A key tactic being used by both pubs and coffee shops is to try to steal from one another and diversify product offers. Interestingly, when we asked whether coffee shops should sell alcoholic drinks, only 19% agreed, with the majority, 62%, in disagreement. A similar outcome emerged in terms of visit behaviour: 18% felt that would visit coffee shops more frequently if they sold alcohol – while 65% disagreed. These lukewarm findings echo recent comments from Scott Waddington, chief executive of brewer and pub operator, SA Brain, who reported that his coffee chain’s (Coffee#1) experiment with a licensed café offer was not performing well and that there would be no plans to roll the concept out. He felt that people go to coffee shops for a certain experience and alcohol isn’t really part of that.

Interestingly, however, there is far more consumer acceptance of pubs selling coffee. We found that a third of consumers agreed that the coffee sold in pubs is just as good as you get from coffee shops. This compared with 35% who disagreed, but a net disagreement of just 2% surprised us – and tells us that the coffee quality available from pubs is certainly improving and that consumers expect a decent coffee offer to be part of the pub proposition these days.

One area where pubs behind coffee shops is in their attractiveness to solo visitors. Some 44% of consumers said they would never visit a pub on their own – rising to 57% among females. There is still much more to be done to reduce certain gender inequalities and improve perceptions around pubs representing a neutral ground.

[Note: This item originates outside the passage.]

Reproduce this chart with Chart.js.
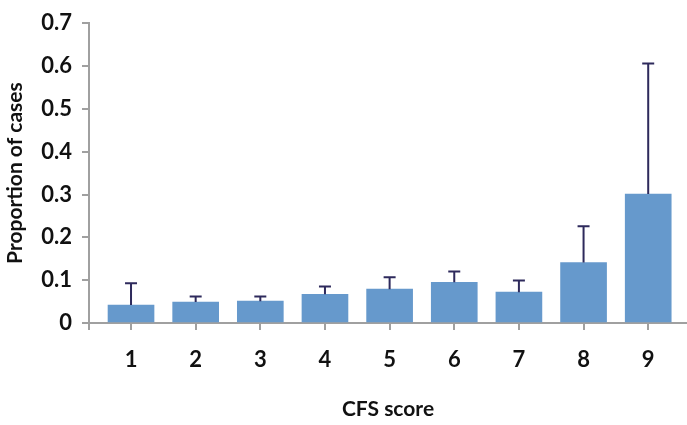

Another area where pubs have sought to enhance their appeal is with accommodation. Again, our survey analysis suggests that pubs have the consent of consumers to diversify in this regard as 39% agree that it would be great if more pubs offered accommodation services. This compares with 25% who are in disagreement. As well as providing additional revenue streams, overnight rooms can also be seen as enhancing credentials around ‘a home away from home’ and can help strengthen food and drink sales. Several pubcos, not least Marston’s, M&B and Wetherspoon’s, are looking at accommodation opportunities. Indeed, with 31% of consumers stating they would take more short breaks if more pubs offered rooms, there is the prospect of growing consumer demand when executed well.

Online challenges and chances?

It goes without saying that third places have evolved and will continue to evolve. With the phenomenal growth in online technologies and social media, there is the potentially concerning trend, for both pub and coffee shop operators, that third places are migrating towards the virtual world. For example, with the increasing popularity of online multi-player video games, individuals from across the world are becoming more connected and coming together in online virtual communities. Assorted operators have sought to meet growing consumer demand and expectation to always be connected and online, by making Wi-Fi publicly available, and increasingly, free of charge. The risk of course, aside from encouraging greater numbers of space-occupying, but low-spending, customers, is that patrons are attracted who do not really engage or interact with one another.

An element of this has to be embraced, but I would suggest it needs to be kept in check. This is perhaps best done by exploring ways to encourage greater clientele engagement, if not indeed, audience participation. Hosting live music, offering performance art and game nights must all be in the modern day third-place tool kit – and are all critical to helping to win consumers’ hearts and minds.

Pubs are well placed to capitalise here, and have clear space and multiple day-part advantages over coffee shops. However, an attractive events – and third place-enhancing – programme, requires time and effort. From our recent survey of operators, one in five highlight the critical importance of hosting as a key driver of turnover growth. Just maybe, this proportion needs to be higher still to ensure pubs reclaim the third place crown.